Tesla CEO Elon Musk thinks the Biden administration is pursuing multiple investigations into his companies because it may “have it in” for the mogul, who has been critical of the president as well as the Democratic Party.

Musk posted a brief note on his social media platform X in response to a Wall Street Journal editorial titled “The Harassment of Elon Musk.”

“Does the Biden Administration have it in for Elon Musk?” the Journal began the editorial, which it linked to on X, the site formerly known.

“Sure seems that way,” Musk replied Tuesday.

Musk, according to The Journal editorial, has become “Progressive Enemy No. 1” — a reference to the mogul’s frequent criticisms of Democrats, including President Joe Biden and Rep. Alexandria Ocasio-Cortez (D-NY).

The Journal’s editorial board called out the Biden administration for what it deemed to be “regulatory harassment” of Musk, whose portfolio of businesses include X, electric car maker Tesla, rocket-launching firm SpaceX, brain chip implanting company Neuralink and the tunnel-digging Boring Company.

“The Tesla CEO faces a remarkable number of government probes,” the Journal wrote Friday.

The Post has sought comment from the White House.

Last week, The Journal reported that the Justice Department opened a criminal investigation into alleged misuse of Tesla resources by Musk.

The probe is centered around a secret project involving a glass building that was initially thought to serve as a home for Musk near the Austin, Texas, headquarters of Tesla, according to The Journal.

The project, which entailed large orders of specially made glass, was investigated by the company’s board, resulting in the departure of several employees, according to The Journal.

“This would be next-level absurd,” Musk wrote last Wednesday in response to The Journal’s report of the Justice Department’s investigation.

“I’m not building a house of any kind anywhere.”

In its editorial, The Journal argued that “claims that Mr.

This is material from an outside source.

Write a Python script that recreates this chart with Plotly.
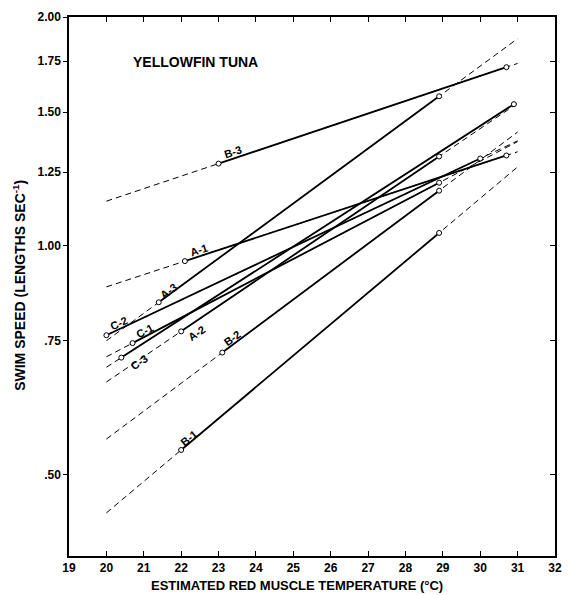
import math
import plotly.graph_objects as go

# ---------------- data ----------------
fish = ["A-1", "A-2", "A-3", "B-1", "B-2", "B-3", "C-1", "C-2", "C-3"]
temp_low = [22.1, 22.0, 21.4, 22.0, 23.1, 23.0, 20.7, 20.0, 20.4]
speed_low = [0.955, 0.772, 0.843, 0.539, 0.724, 1.283, 0.745, 0.763, 0.713]
temp_high = [30.7, 28.9, 28.9, 28.9, 28.9, 30.7, 28.9, 30.0, 30.9]
speed_high = [1.315, 1.311, 1.573, 1.040, 1.182, 1.718, 1.211, 1.303, 1.536]
extrap_range = [20, 31]

x_ticks = list(range(19, 33))
y_ticks = [0.50, 0.75, 1.00, 1.25, 1.50, 1.75, 2.00]
y_tick_labels = [".50", ".75", "1.00", "1.25", "1.50", "1.75", "2.00"]

# ---------------- styles ----------------
FONT = "Liberation Sans"
label_style = {  # (xshift, yshift, angle)
    "A-1": (14, 11, -18), "A-2": (16, -2, -34), "A-3": (10, 11, -36),
    "B-1": (8, 12, -39), "B-2": (10, 15, -36), "B-3": (14, 12, -18),
    "C-1": (12, 12, -27), "C-2": (13, 12, -25), "C-3": (18, -4, -34),
}


def speed_at(t, t1, v1, t2, v2):
    return v1 * (v2 / v1) ** ((t - t1) / (t2 - t1))


fig = go.Figure()

# dashed extrapolations (full range, solid drawn on top)
for i, name in enumerate(fish):
    xs = extrap_range
    ys = [speed_at(t, temp_low[i], speed_low[i], temp_high[i], speed_high[i]) for t in xs]
    fig.add_trace(go.Scatter(x=xs, y=ys, mode="lines",
                             line=dict(color="black", width=1, dash="6px,4px"),
                             showlegend=False, hoverinfo="skip"))

# solid measured segments with open circles
for i, name in enumerate(fish):
    fig.add_trace(go.Scatter(x=[temp_low[i], temp_high[i]], y=[speed_low[i], speed_high[i]],
                             mode="lines+markers",
                             line=dict(color="black", width=1.8),
                             marker=dict(symbol="circle", size=5, color="white",
                                         line=dict(color="black", width=1)),
                             showlegend=False, name=name))

# invisible trace for right-hand axis
fig.add_trace(go.Scatter(x=[temp_low[0]], y=[speed_low[0]], yaxis="y2", mode="markers",
                         marker=dict(opacity=0), showlegend=False, hoverinfo="skip"))

annotations = []
for i, name in enumerate(fish):
    xs_, ys_, ang = label_style[name]
    annotations.append(dict(x=temp_low[i], y=math.log10(speed_low[i]), xref="x", yref="y",
                            text=name, showarrow=False, xshift=xs_, yshift=ys_,
                            textangle=ang,
                            font=dict(family=FONT, size=11, color="black", weight="bold")))

annotations.append(dict(x=0.26, y=0.9165, xref="paper", yref="paper", text="YELLOWFIN TUNA",
                        showarrow=False, xanchor="center", yanchor="middle",
                        font=dict(family=FONT, size=14, color="black", weight="bold")))
annotations.append(dict(x=0.47, y=-0.054, xref="paper", yref="paper",
                        text="ESTIMATED RED MUSCLE TEMPERATURE (°C)",
                        showarrow=False, xanchor="center", yanchor="middle",
                        font=dict(family=FONT, size=13, color="black", weight="bold")))
annotations.append(dict(x=-0.103, y=0.503, xref="paper", yref="paper",
                        text="SWIM SPEED (LENGTHS SEC<sup>-1</sup>)", textangle=-90,
                        showarrow=False, xanchor="center", yanchor="middle",
                        font=dict(family=FONT, size=14, color="black", weight="bold")))

yrange = [math.log10(0.391), math.log10(2.0)]
fig.update_layout(
    width=569, height=595,
    margin=dict(l=69, r=7, t=17, b=39),
    paper_bgcolor="white", plot_bgcolor="white",
    showlegend=False,
    annotations=annotations,
    xaxis=dict(range=[19, 32], tickvals=x_ticks, ticktext=[str(v) for v in x_ticks],
               ticks="inside", ticklen=5, tickwidth=1, tickcolor="black",
               showline=True, linecolor="black", linewidth=1.5, mirror="ticks",
               showgrid=False, zeroline=False,
               tickfont=dict(family=FONT, size=12, color="black", weight="bold")),
    yaxis=dict(type="log", range=yrange, tickvals=y_ticks, ticktext=y_tick_labels,
               ticks="outside", ticklen=4, tickwidth=1, tickcolor="black",
               showline=True, linecolor="black", linewidth=1.5,
               showgrid=False, zeroline=False,
               tickfont=dict(family=FONT, size=12, color="black", weight="bold")),
    yaxis2=dict(type="log", range=yrange, overlaying="y", side="right",
                tickvals=y_ticks, showticklabels=False,
                ticks="inside", ticklen=5, tickwidth=1, tickcolor="black",
                showline=True, linecolor="black", linewidth=2,
                showgrid=False, zeroline=False),
)

fig.write_html("out.html")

Musk has leveraged his businesses to benefit his other business aren’t new.”

“Are the government’s investigations a wise use of prosecutorial resources?” the editorial board asked.

The Journal also cited “the dubious Justice complaint last month” against SpaceX, which is being sued for allegedly discriminating against asylum seekers by not hiring them for jobs.

SpaceX has denied the allegations.

In March, the Federal Trade Commission demanded that X, which was then known as Twitter, turn over internal communications related to Musk.

The FTC, led by antitrust crusader Lina Khan, also wanted Musk and Twitter to identify journalists who were granted access to company records.

Republicans accused the agency of waging “an aggressive campaign to harass” the social media company and making requests that “have no basis in the FTC’s statutory mission and appear to be the result of partisan pressure to target Twitter and silence Musk.”

The Securities and Exchange Commission is also investigating Tesla over its claims about its self-driving software, the Autopilot driver-assistance system.

SEC officials are considering whether Musk may have inappropriately made forward-looking statements, according to a report by Bloomberg News.

The report did not specify which specific statements or activities by Musk attracted the regulator’s attention.

The Post has sought comment from Tesla.

Another federal agency, the US Fish and Wildlife Service, is reportedly set to review SpaceX after fragments of a recently launched rocket allegedly caused environmental damage during takeoff.

The review could delay by months a scheduled launch of its Starship rocket, which needs formal approval by the Federal Aviation Administration.

The Post has sought comment from SpaceX.

“Opening an investigation may sometimes be pro forma when federal agencies receive a complaint,” The Journal’s editorial board argued.

“But the collection of probes into Mr. Musk’s ventures are unusual enough to suggest what the Justice Department likes to call a ‘pattern or practice’.”

“We doubt any order from on high has been sent, but it doesn’t need to be when a figure becomes Progressive Enemy No. 1,” according to The Journal editorial board.